J.J. McCullough explains at National Review Online why he’s not as excited as some fellow pundits about the amount of money spent on the midterm elections.

… [T]hey will also be the most expensive midterms in U.S. history, with a total price tag surpassing $5 billion, according to the watchdog group OpenSecrets.

That we are spending more money with each passing election cycle does not in itself reveal much beyond the obvious: Americans are wealthy and increasingly eager to give to politicians. It certainly doesn’t prove what it’s often implied to — namely, that American democracy is being warped by the pernicious influence of “monied interests.”
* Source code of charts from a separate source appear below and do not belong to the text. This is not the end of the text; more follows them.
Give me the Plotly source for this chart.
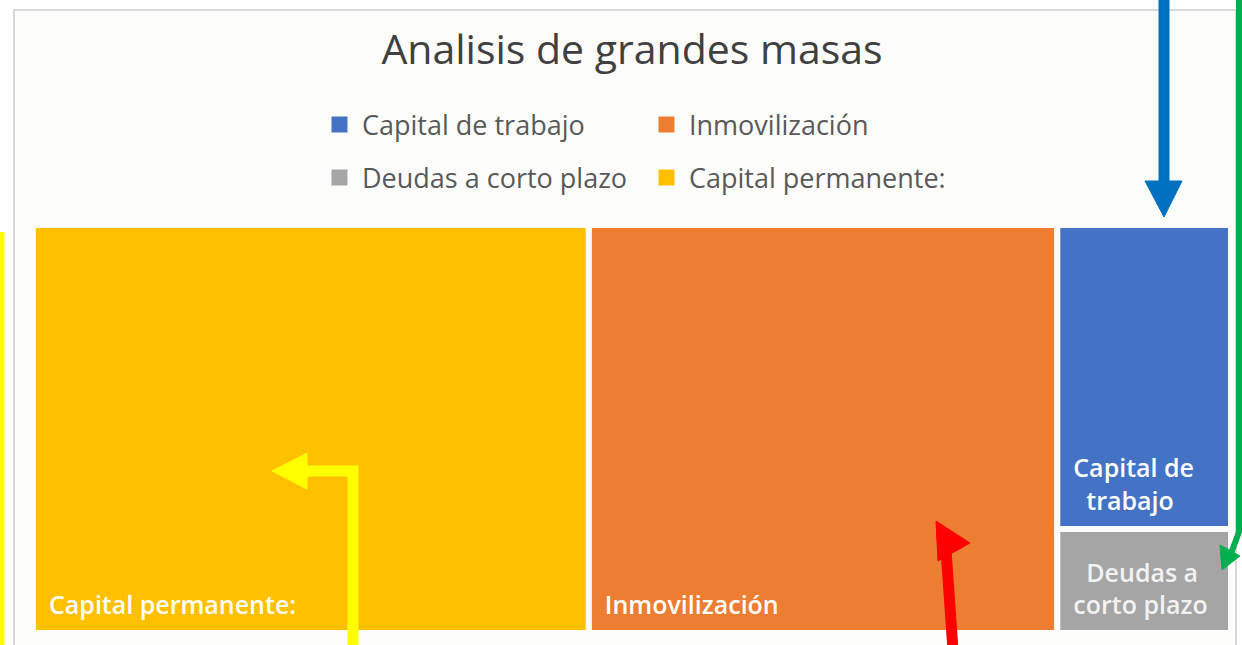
import plotly.graph_objects as go

# datos del treemap
labels = ["Capital permanente:", "Inmovilización", "Capital de trabajo", "Deudas a corto plazo"]
cell_lines = [["Capital permanente:"], ["Inmovilización"], ["Capital de", "trabajo"], ["Deudas a", "corto plazo"]]
values = [46.4, 39.1, 10.8, 3.7]
colors = ["#FFC000", "#ED7D31", "#4472C4", "#A5A5A5"]

# orden de la leyenda (dos filas)
legend_rows = [["Capital de trabajo", "Inmovilización"], ["Deudas a corto plazo", "Capital permanente:"]]

W, H = 1242, 645


def px(x, y):
    # pixel -> paper
    return x / W, 1 - y / H


def cell_label(lines):
    # las lineas cortas van centradas respecto a la mas larga (como en Excel)
    longest = max(len(s) for s in lines)
    out = []
    for s in lines:
        n = 2 + round((longest - len(s)) * 0.6)
        out.append("\u00a0" * n + s)
    # espacio invisible grande al final -> sube el texto desde el borde inferior
    out[-1] += '<span style="font-size:56px">\u00a0</span>'
    return "<br>".join(out)


fig = go.Figure()

x0, y0 = px(33, 633)
x1, y1 = px(1231, 225)
fig.add_trace(go.Treemap(
    labels=labels,
    parents=[""] * len(labels),
    values=values,
    text=[cell_label(l) for l in cell_lines],
    textinfo="text",
    textposition="bottom left",
    textfont=dict(family="Open Sans", size=25, color=["white", "white", "white", "#F2F2F2"], weight=600),
    marker=dict(colors=colors, line=dict(color="#FCFCFA", width=6),
                pad=dict(t=0, l=0, r=0, b=0)),
    tiling=dict(packing="squarify", pad=0),
    pathbar=dict(visible=False),
    domain=dict(x=[x0, x1], y=[y0, y1]),
    sort=True,
    hoverinfo="label+value",
))

# entradas de leyenda (trazas vacias)
color_of = dict(zip(labels, colors))
for i, row in enumerate(legend_rows):
    for name in row:
        fig.add_trace(go.Scatter(
            x=[None], y=[None], mode="markers", name=name,
            marker=dict(symbol="square", size=16, color=color_of[name]),
            legend="legend" if i == 0 else "legend2",
        ))

leg_common = dict(
    orientation="h", entrywidth=277, entrywidthmode="pixels", itemwidth=35,
    font=dict(family="Open Sans", size=27, color="#595959"),
    bgcolor="rgba(0,0,0,0)", xanchor="left", yanchor="middle",
    itemclick=False, itemdoubleclick=False,
)
lx, ly1 = px(317, 125)
_, ly2 = px(317, 178)

# marco del grafico
fx0, fy0 = px(14, 700)
fx1, fy1 = px(1236, 10)
shapes = [dict(type="rect", xref="paper", yref="paper", x0=fx0, y0=fy0, x1=fx1, y1=fy1,
               fillcolor="#FCFCFA", line=dict(color="#D9D9D9", width=2), layer="below")]


def seg(points, color, width=10):
    path = "M " + " L ".join(f"{px(x, y)[0]},{px(x, y)[1]}" for x, y in points)
    return dict(type="path", xref="paper", yref="paper", path=path,
                line=dict(color=color, width=width), layer="above")


def head(points, color):
    path = "M " + " L ".join(f"{px(x, y)[0]},{px(x, y)[1]}" for x, y in points) + " Z"
    return dict(type="path", xref="paper", yref="paper", path=path,
                fillcolor=color, line=dict(color=color, width=1), layer="above")


# flechas dibujadas encima
blue = "#0070C0"
shapes += [seg([(1164, -5), (1164, 185)], blue, 11),
           head([(1145, 181), (1182, 181), (1164, 217)], blue)]
green = "#00B050"
shapes += [seg([(1239, -5), (1239, 532), (1230, 556)], green, 6),
           head([(1222, 570), (1220, 545), (1240, 556)], green)]
yellow = "#FFFF00"
shapes += [seg([(2, 232), (2, 650)], yellow, 5),
           seg([(353, 650), (353, 471), (300, 471)], yellow, 11),
           head([(272, 471), (307, 453), (307, 489)], yellow)]
red = "#FF0000"
shapes += [seg([(953, 650), (946, 550)], red, 11),
           head([(936, 521), (938, 561), (970, 543)], red)]

fig.update_layout(
    width=W, height=H,
    margin=dict(l=0, r=0, t=0, b=0),
    paper_bgcolor="white",
    plot_bgcolor="rgba(0,0,0,0)",
    title=dict(text="Analisis de grandes masas", x=632 / W, xanchor="center",
               y=1 - 50 / H, yanchor="middle",
               font=dict(family="Open Sans", size=41, color="#404040")),
    xaxis=dict(visible=False), yaxis=dict(visible=False),
    legend=dict(x=lx, y=ly1, **leg_common),
    legend2=dict(x=lx, y=ly2, **leg_common),
    shapes=shapes,
)

fig.write_html("out.html", config={"displayModeBar": False},
               post_script="document.body.style.margin='0';")
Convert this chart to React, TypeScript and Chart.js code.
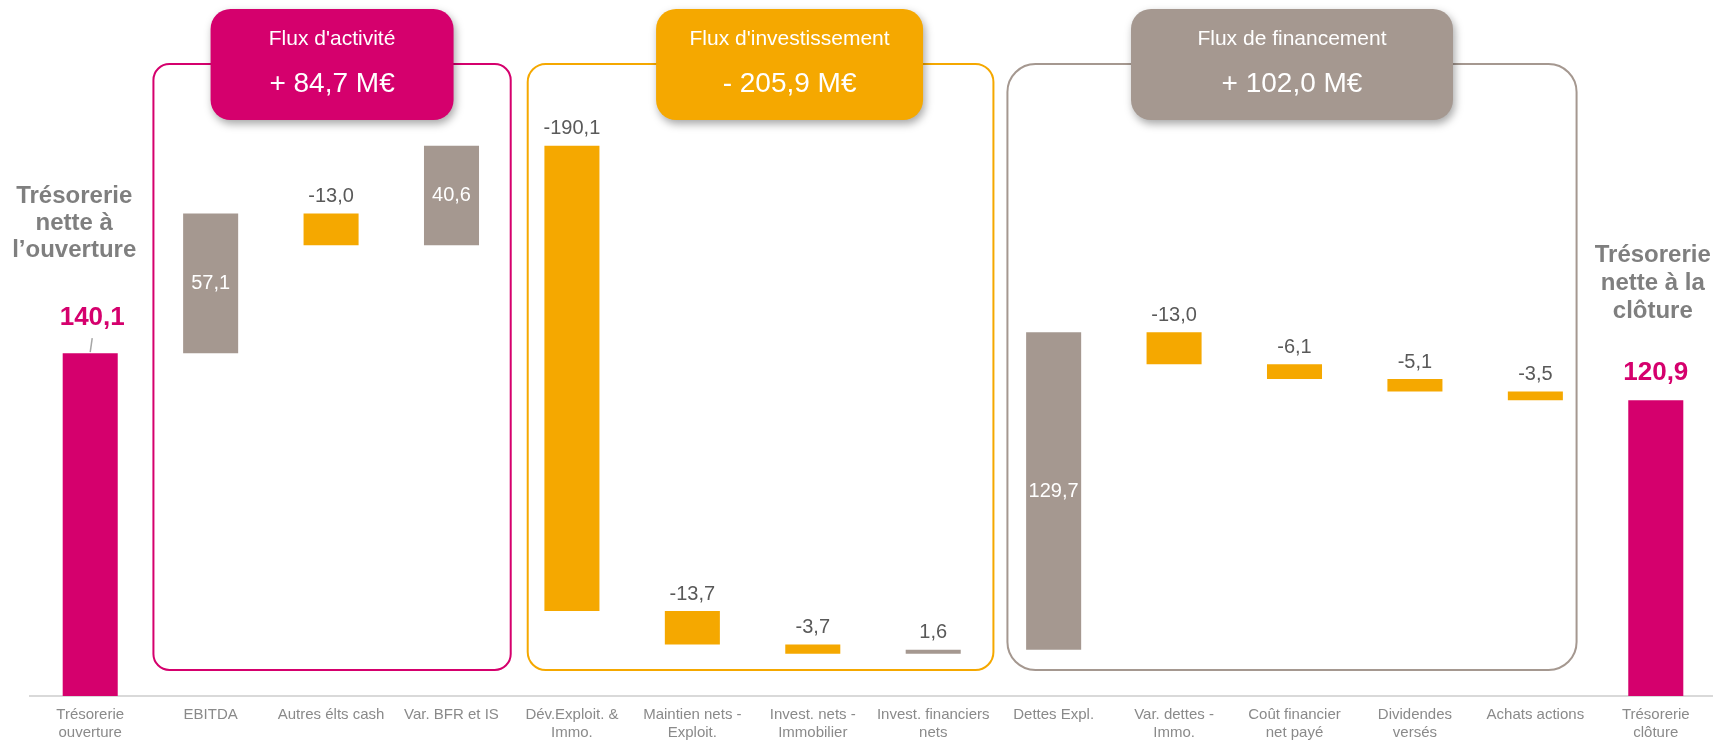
import React, { useEffect, useRef } from "react";
import { Chart, registerables } from "chart.js";

Chart.register(...registerables);

// ---------------- data ----------------
const categories: string[][] = [
  ["Trésorerie", "ouverture"],
  ["EBITDA"],
  ["Autres élts cash"],
  ["Var. BFR et IS"],
  ["Dév.Exploit. &", "Immo."],
  ["Maintien nets -", "Exploit."],
  ["Invest. nets -", "Immobilier"],
  ["Invest. financiers", "nets"],
  ["Dettes Expl."],
  ["Var. dettes -", "Immo."],
  ["Coût financier", "net payé"],
  ["Dividendes", "versés"],
  ["Achats actions"],
  ["Trésorerie", "clôture"],
];
const openingCash = 140.1;
const flows = [57.1, -13.0, 40.6, -190.1, -13.7, -3.7, 1.6, 129.7, -13.0, -6.1, -5.1, -3.5];
const closingCash = 120.9;

const groupNames = ["Flux d'activité", "Flux d'investissement", "Flux de financement"];
const groupTotals = ["+ 84,7 M€", "- 205,9 M€", "+ 102,0 M€"];
const groupFirst = [1, 4, 8];
const groupLast = [3, 7, 12];

const openTitle = ["Trésorerie", "nette à", "l’ouverture"];
const closeTitle = ["Trésorerie", "nette à la", "clôture"];

// ---------------- styles ----------------
const MAGENTA = "#D5006D";
const ORANGE = "#F5A800";
const GREY = "#A59890";
const FONT = "'Liberation Sans', Arial, sans-serif";

const groupStyles = [
  { color: MAGENTA, insetL: 3, insetR: 1, radius: 16, headerW: 243, headerShift: 0 },
  { color: ORANGE, insetL: 16, insetR: 0, radius: 18, headerW: 267, headerShift: 29 },
  { color: GREY, insetL: 14, insetR: 19, radius: 28, headerW: 322, headerShift: 0 },
];

const fmt = (v: number) => v.toFixed(1).replace(".", ",");

function roundRect(ctx: CanvasRenderingContext2D, x: number, y: number, w: number, h: number, r: number) {
  ctx.beginPath();
  ctx.moveTo(x + r, y);
  ctx.lineTo(x + w - r, y);
  ctx.arcTo(x + w, y, x + w, y + r, r);
  ctx.lineTo(x + w, y + h - r);
  ctx.arcTo(x + w, y + h, x + w - r, y + h, r);
  ctx.lineTo(x + r, y + h);
  ctx.arcTo(x, y + h, x, y + h - r, r);
  ctx.lineTo(x, y + r);
  ctx.arcTo(x, y, x + r, y, r);
  ctx.closePath();
}

export default function App() {
  const ref = useRef<HTMLCanvasElement | null>(null);

  useEffect(() => {
    if (!ref.current) return;

    // floating ranges
    const ranges: [number, number][] = [[0, openingCash]];
    const colors: string[] = [MAGENTA];
    let cum = openingCash;
    flows.forEach((f) => {
      ranges.push([cum, cum + f]);
      colors.push(f >= 0 ? GREY : ORANGE);
      cum += f;
    });
    ranges.push([0, closingCash]);
    colors.push(MAGENTA);
    const values = [openingCash, ...flows, closingCash];
    const last = values.length - 1;

    const decor = {
      id: "decor",
      beforeDatasetsDraw(chart: any) {
        const ctx: CanvasRenderingContext2D = chart.ctx;
        const xs = chart.scales.x;
        const area = chart.chartArea;
        const half = (xs.getPixelForValue(1) - xs.getPixelForValue(0)) / 2;
        const boxTop = 64;
        const boxBottom = area.bottom - 26;
        ctx.save();
        // group outlines
        groupStyles.forEach((g, i) => {
          const l = xs.getPixelForValue(groupFirst[i]) - half + g.insetL;
          const r = xs.getPixelForValue(groupLast[i]) + half - g.insetR;
          ctx.lineWidth = 2;
          ctx.strokeStyle = g.color;
          roundRect(ctx, l, boxTop, r - l, boxBottom - boxTop, g.radius);
          ctx.stroke();
        });
        // headers
        groupStyles.forEach((g, i) => {
          const l = xs.getPixelForValue(groupFirst[i]) - half + g.insetL;
          const r = xs.getPixelForValue(groupLast[i]) + half - g.insetR;
          const cx = (l + r) / 2 + g.headerShift;
          const hx = cx - g.headerW / 2;
          ctx.save();
          ctx.shadowColor = "rgba(0,0,0,0.35)";
          ctx.shadowBlur = 8;
          ctx.shadowOffsetX = 2;
          ctx.shadowOffsetY = 4;
          ctx.fillStyle = g.color;
          roundRect(ctx, hx, 9, g.headerW, 111, 20);
          ctx.fill();
          ctx.restore();
          ctx.fillStyle = "#FFFFFF";
          ctx.textAlign = "center";
          ctx.textBaseline = "middle";
          ctx.font = `21px ${FONT}`;
          ctx.fillText(groupNames[i], cx, 39);
          ctx.font = `28px ${FONT}`;
          ctx.fillText(groupTotals[i], cx, 84);
        });
        ctx.restore();
      },
      afterDatasetsDraw(chart: any) {
        const ctx: CanvasRenderingContext2D = chart.ctx;
        const xs = chart.scales.x;
        const ys = chart.scales.y;
        const area = chart.chartArea;
        ctx.save();
        ctx.textAlign = "center";
        ctx.textBaseline = "middle";
        // category labels
        ctx.font = `15px ${FONT}`;
        ctx.fillStyle = "#8A8A8A";
        categories.forEach((lines, i) => {
          const x = xs.getPixelForValue(i);
          lines.forEach((t, k) => ctx.fillText(t, x, area.bottom + 19 + k * 18));
        });
        // value labels
        ranges.forEach((rg, i) => {
          const x = xs.getPixelForValue(i);
          const top = ys.getPixelForValue(Math.max(rg[0], rg[1]));
          const bot = ys.getPixelForValue(Math.min(rg[0], rg[1]));
          if (i === 0 || i === last) {
            ctx.font = `bold 26px ${FONT}`;
            ctx.fillStyle = MAGENTA;
            const dy = i === 0 ? 35 : 27;
            ctx.fillText(fmt(values[i]), x + (i === 0 ? 2 : 0), top - dy);
            if (i === 0) {
              ctx.strokeStyle = "#A6A6A6";
              ctx.lineWidth = 1.5;
              ctx.beginPath();
              ctx.moveTo(x + 2, top - 15);
              ctx.lineTo(x, top - 1);
              ctx.stroke();
            }
            return;
          }
          ctx.font = `20px ${FONT}`;
          if (values[i] > 0 && bot - top > 30) {
            ctx.fillStyle = "#FFFFFF";
            ctx.fillText(fmt(values[i]), x, (top + bot) / 2);
          } else {
            ctx.fillStyle = "#595959";
            ctx.fillText(fmt(values[i]), x, top - 17);
          }
        });
        // side titles
        ctx.font = `bold 24px ${FONT}`;
        ctx.fillStyle = "#7F7F7F";
        const xo = xs.getPixelForValue(0) - 16;
        openTitle.forEach((t, k) => ctx.fillText(t, xo, 196 + k * 27));
        const xc = xs.getPixelForValue(last) - 3;
        closeTitle.forEach((t, k) => ctx.fillText(t, xc, 255 + k * 28));
        ctx.restore();
      },
    };

    const chart = new Chart(ref.current, {
      type: "bar",
      data: {
        labels: categories.map((c) => c.join(" ")),
        datasets: [
          {
            data: ranges as any,
            backgroundColor: colors,
            borderWidth: 0,
            barPercentage: 0.457,
            categoryPercentage: 1,
          },
        ],
      },
      options: {
        animation: false,
        responsive: false,
        layout: { padding: { left: 30, right: 0, top: 0, bottom: 44 } },
        plugins: { legend: { display: false }, tooltip: { enabled: false } },
        scales: {
          x: {
            grid: { display: false, drawTicks: false },
            ticks: { display: false },
            border: { display: true, color: "#D9D9D9", width: 2 },
          },
          y: { display: false, min: 0, max: 284.4 },
        },
      },
      plugins: [decor],
    });
    return () => chart.destroy();
  }, []);

  return (
    <div style={{ position: "fixed", left: 0, top: 0, width: 1713, height: 740, overflow: "hidden", background: "#fff" }}>
      <canvas ref={ref} width={1716} height={740} style={{ display: "block" }} />
    </div>
  );
}
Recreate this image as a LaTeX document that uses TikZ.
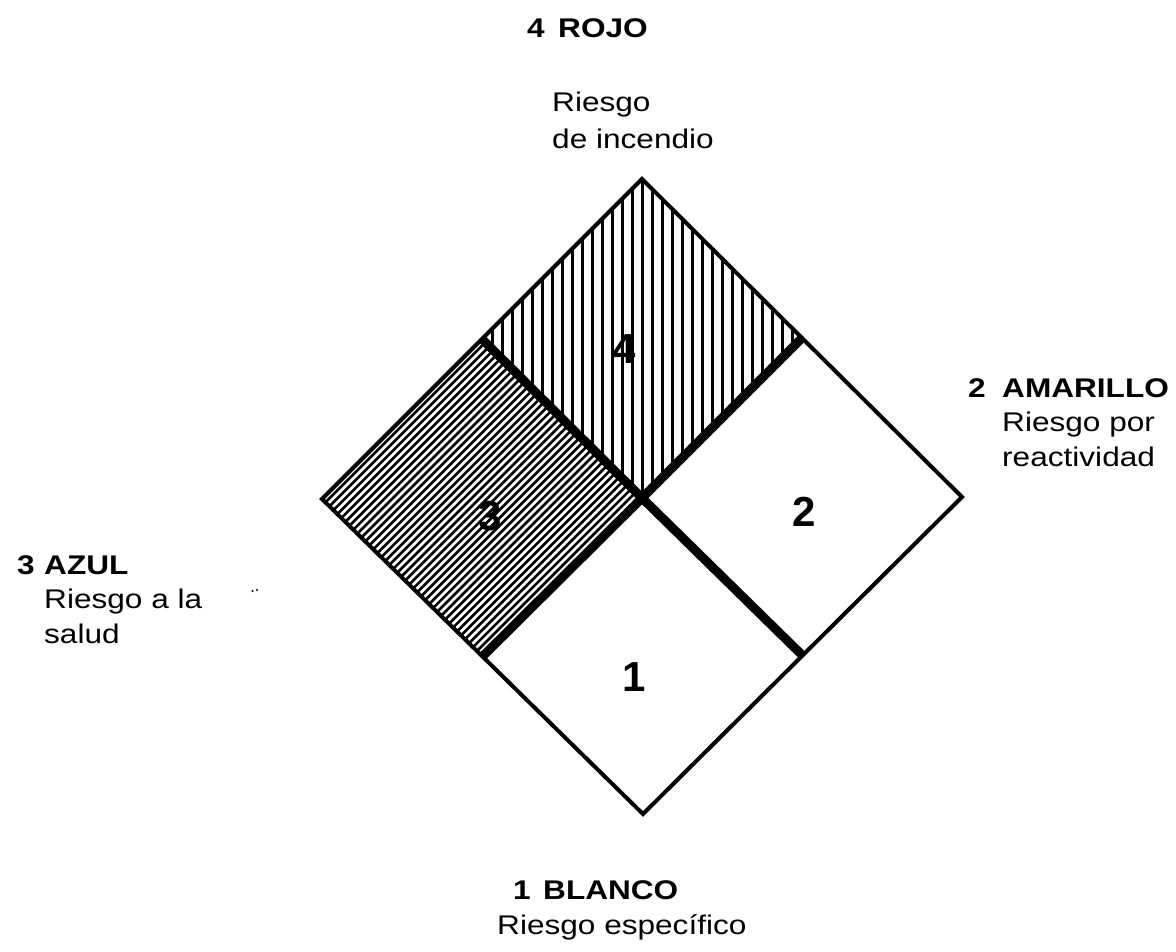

One of the worst things about right-wing populism is the incorporation of hackneyed left-wing talking points into a conservative narrative on the pretext of finding anti-establishment common ground. Conservatives were at one time leading skeptics of the money-in-politics moral panic, yet paranoia over Trump-age demons such as Silicon Valley and George Soros now mirrors leftist scaremongering about Big Oil and the Koch brothers. To his supporters, a considerable part of Trump’s superhuman mystique comes from beating the moneyed interests aligned against him, including the Clinton campaign, which outspent him nearly two-to-one. …

… The Platonic ideal of a perfectly fair fight may be a nice one, but few of life’s contests are fought on a level playing field. In the case of Congress, two handicaps reign: firmly partisan districts and the strength of most incumbents. The presence of money in any given race tends to revolve around these realities, rather than superseding them.